何気ない日常の1コマ(1)

かちん。細い指でつままれた、竜を模した駒がボードの上に置かれる。
 ボードは幾つかのマス目に区切られており、その上には白と黒の無数の駒が乗っていた。そして、ボードの脇には取られて退場となった駒もいくつか。駒の分布を見るに、白が圧しているようだ。
 その盤が置かれた小さな机を挟んで、向かい合うのは2人の女性。
 白色の、主に魔物を模した駒を動かすのは腰まで届く藍色の髪を持つドラゴン、エリアス。強靭な鱗や鋭い爪に覆われた四肢は見る者に恐れを抱かせるには十分すぎるが、その瞳は友愛の光を湛え、今日も澄んでいる。
 対して、主に人間を模した黒い駒を動かすのはやや短めな薄い金髪のマタンゴ。その黒い瞳は険しい目で盤を睨みつけている。

「な、なあエリアス。あたしみたいな初心者に本気出しすぎじゃないか?」

 ぽつりとマタンゴの女性が言う。身に纏うものは学者然とした白衣だが、それでも隠しきれない胸などの部位のおかげで、それさえも艶めかしく見える。
 それに対して、エリアスはにっこりと微笑んだ。それは、まさに天使の微笑みと言えるレベルの完璧な微笑で、見る者に安心を抱かせるに十分だった。だが、その言葉はあっさりとその表情を裏切る。

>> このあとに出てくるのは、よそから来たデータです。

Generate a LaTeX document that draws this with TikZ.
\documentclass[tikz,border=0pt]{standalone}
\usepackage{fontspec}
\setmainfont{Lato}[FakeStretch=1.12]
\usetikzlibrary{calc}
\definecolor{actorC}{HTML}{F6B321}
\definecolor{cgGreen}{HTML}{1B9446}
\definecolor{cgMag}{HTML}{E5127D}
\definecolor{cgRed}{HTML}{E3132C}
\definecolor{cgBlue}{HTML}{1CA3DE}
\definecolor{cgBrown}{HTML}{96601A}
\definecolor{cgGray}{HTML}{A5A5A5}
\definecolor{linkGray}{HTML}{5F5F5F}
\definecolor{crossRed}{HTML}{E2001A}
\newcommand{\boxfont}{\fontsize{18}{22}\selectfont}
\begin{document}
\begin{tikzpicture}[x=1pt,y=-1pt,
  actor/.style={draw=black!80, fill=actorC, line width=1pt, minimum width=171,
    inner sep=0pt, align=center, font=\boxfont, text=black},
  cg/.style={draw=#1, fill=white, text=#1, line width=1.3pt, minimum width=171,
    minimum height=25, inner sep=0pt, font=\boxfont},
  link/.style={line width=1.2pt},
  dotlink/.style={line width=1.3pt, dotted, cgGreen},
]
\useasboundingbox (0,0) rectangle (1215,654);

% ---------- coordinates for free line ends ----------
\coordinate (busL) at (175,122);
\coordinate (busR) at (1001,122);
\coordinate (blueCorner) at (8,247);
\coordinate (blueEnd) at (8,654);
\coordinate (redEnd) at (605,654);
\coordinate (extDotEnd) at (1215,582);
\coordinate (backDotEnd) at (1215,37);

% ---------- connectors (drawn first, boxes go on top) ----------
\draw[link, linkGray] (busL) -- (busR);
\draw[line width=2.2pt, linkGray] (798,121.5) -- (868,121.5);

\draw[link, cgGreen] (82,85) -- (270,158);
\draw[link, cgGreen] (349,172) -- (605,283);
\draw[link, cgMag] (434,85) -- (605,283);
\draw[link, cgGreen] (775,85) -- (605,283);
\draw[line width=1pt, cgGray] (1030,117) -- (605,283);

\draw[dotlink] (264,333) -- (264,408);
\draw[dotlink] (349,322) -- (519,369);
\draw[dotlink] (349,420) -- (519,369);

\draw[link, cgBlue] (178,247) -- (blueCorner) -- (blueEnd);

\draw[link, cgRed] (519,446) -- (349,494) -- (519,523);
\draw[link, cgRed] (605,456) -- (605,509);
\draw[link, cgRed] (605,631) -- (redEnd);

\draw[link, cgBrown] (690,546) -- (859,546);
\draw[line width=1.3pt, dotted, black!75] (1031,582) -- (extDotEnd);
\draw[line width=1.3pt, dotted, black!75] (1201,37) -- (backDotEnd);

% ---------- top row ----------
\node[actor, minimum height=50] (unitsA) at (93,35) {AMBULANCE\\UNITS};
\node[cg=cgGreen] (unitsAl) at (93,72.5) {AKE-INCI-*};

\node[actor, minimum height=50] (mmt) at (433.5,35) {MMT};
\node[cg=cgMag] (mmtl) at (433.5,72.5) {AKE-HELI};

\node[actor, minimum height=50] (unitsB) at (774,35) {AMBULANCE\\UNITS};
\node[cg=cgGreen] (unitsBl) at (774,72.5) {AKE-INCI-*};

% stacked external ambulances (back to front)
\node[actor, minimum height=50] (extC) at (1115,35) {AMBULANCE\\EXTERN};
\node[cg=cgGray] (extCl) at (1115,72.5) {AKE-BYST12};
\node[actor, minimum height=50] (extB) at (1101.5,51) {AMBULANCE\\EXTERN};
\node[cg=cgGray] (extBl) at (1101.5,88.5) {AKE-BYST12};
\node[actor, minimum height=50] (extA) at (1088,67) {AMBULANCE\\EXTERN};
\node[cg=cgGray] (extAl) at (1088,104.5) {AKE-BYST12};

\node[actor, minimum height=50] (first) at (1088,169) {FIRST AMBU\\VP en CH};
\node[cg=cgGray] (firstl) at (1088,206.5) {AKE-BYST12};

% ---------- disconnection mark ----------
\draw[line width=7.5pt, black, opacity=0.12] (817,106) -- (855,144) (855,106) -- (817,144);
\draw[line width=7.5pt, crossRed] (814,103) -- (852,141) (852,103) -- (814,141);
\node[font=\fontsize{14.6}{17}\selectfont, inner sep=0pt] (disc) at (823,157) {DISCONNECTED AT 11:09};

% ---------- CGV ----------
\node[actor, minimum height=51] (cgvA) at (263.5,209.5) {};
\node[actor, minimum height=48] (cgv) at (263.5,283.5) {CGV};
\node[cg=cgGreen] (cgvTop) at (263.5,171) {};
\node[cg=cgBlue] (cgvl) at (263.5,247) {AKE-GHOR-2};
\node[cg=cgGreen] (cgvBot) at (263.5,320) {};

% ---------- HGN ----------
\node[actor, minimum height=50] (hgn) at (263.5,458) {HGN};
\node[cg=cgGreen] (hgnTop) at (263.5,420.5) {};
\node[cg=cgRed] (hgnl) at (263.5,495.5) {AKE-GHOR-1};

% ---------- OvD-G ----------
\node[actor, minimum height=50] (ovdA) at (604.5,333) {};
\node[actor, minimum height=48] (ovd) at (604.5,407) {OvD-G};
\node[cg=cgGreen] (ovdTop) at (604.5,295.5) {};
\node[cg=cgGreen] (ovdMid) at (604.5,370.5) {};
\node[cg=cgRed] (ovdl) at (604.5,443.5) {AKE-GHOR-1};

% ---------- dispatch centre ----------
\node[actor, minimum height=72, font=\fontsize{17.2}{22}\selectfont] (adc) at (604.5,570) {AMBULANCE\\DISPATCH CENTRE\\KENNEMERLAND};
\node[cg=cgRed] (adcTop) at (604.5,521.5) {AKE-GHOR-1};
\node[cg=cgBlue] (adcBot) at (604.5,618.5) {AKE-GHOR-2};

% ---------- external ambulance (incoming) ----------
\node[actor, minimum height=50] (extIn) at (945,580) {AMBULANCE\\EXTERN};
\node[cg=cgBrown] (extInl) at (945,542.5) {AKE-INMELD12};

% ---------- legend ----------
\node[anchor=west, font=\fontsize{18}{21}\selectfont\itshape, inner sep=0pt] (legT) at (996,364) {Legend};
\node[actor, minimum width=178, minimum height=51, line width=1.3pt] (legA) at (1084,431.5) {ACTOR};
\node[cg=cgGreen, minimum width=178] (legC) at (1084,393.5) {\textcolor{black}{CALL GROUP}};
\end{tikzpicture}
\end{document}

「いえ、本気など出していませんよ。私が本気だったらベル、あなたは25手前で王手です」

 ベルと呼ばれたマタンゴは、嘘ぉ、と叫びながら頭を抱える。その仕草で、微かに胞子が舞った。
 そして、ベルが再び長考に耽りだしたので、エリアスは改めて自分の居る部屋の中を眺める。
 そこは研究室だった。一面赤いレンガ造りのやや広めの部屋。中央には大きめの机が置かれ、びっしりと文字の書き込まれた書類や羽根ペン、謎の液体が満ちた容器などが置かれている。壁には本棚が置かれ、読み切るのに相当の時間がかかりそうな分厚い本が大量に納められている。
 それだけならまだましなのだが、そこらの床や壁に大量の魔法陣が描かれ、中には明らかに妖しい光を放っているものまである。たとえ魔術が発動したとてエリアスは平気だろうが、果たしてベルは無事なのだろうか。
 
「よっし、ここだ」

 部屋を観察している間に、ベルが駒を進めた。だが、その場所は――

「……そこだと3手後に王手がかかりますよ?」

「どっちに?」

「あなたに」

「…………」

 しぶしぶ駒を戻すベル。

「ベル。あなた何歳ですか?今までこのような遊びはしたことがない?」

 ベルの犯したミスはそれくらい酷い。ルールを知っていれば王を護る駒を敵陣に突撃させるようなことはあまりしないと思うのだが。

「ふっ、乙女の年齢を簡単に聞くもんじゃねーぜ」

「私だって乙女です。ちなみに私は109歳です」

「三ケタかよ!」

 ぼん。ベルが叫んだ瞬間、部屋の中央に置いてあった容器の液体がいきなり爆ぜた。青色の煙が上がる。
 だが、2人とも微動だにしない。この程度の異変に気を取られるようでは、この部屋に入る資格などない。

「………私は56歳」

 ベルが答える。彼女の外見は魔物化した23歳で止まっているので、その年齢を推し量ることはできない。
 だが、ほんのり頬を染めて視線をずらす彼女は精神の方も外見と同じくらいだとエリアスは思う。
 
「こういうゲームはやったことないな。ずっと研究ばっかりしてたからな」

 彼女は魔物化した理由が非常に特異で、マタンゴの治療法を見つける際、「自分がマタンゴになれば研究楽じゃん?」という合理的(?)な理論で自ら研究用の胞子を吸引したらしい。つまり、襲われた訳ではなく、自分から魔物になったのである。
 結果、当然のごとく人間の町を追われ、この街に流れ着いた訳だが、賢者としてのベルは超一流である。変人としても超一流だが、この街に住んでいる者は大抵が変人なので誰も気にしていない。

「………なんというか、ご愁傷様です」

 エリアスはベルを憐みのこもった目で見つめる。

「そんな目で見るなぁ!!」

 涙目で抗議された。

「……あ、そう言えばエリアス。買ってきてほしいモノがあるんだが」

 喋りながらも考えていたらしく、駒を進めつつベルが言う。かちり、と音が鳴った。
 ベルが動かしたのとほぼ同時に自分の駒を進め、エリアスが続きを促した。

「アルラウネの蜜と、ヤキトリと、あと男」

「………念のために聞いておきますが、何のために?」

「食べたい」

「…………」

「あー、男欲しいなー男。手を繋いで噴水広場を歩きてー」

 かちり。硬い木で造られた盤と、黒い石で造られた駒が触れ合って、硬質な音が鳴った。再びベルが駒を進めた音だ。すかさずエリアスも駒を進める。やはり同じような音を立て、少し前にベルが進めた駒を取った。黒い駒が1つ、盤上から退場する。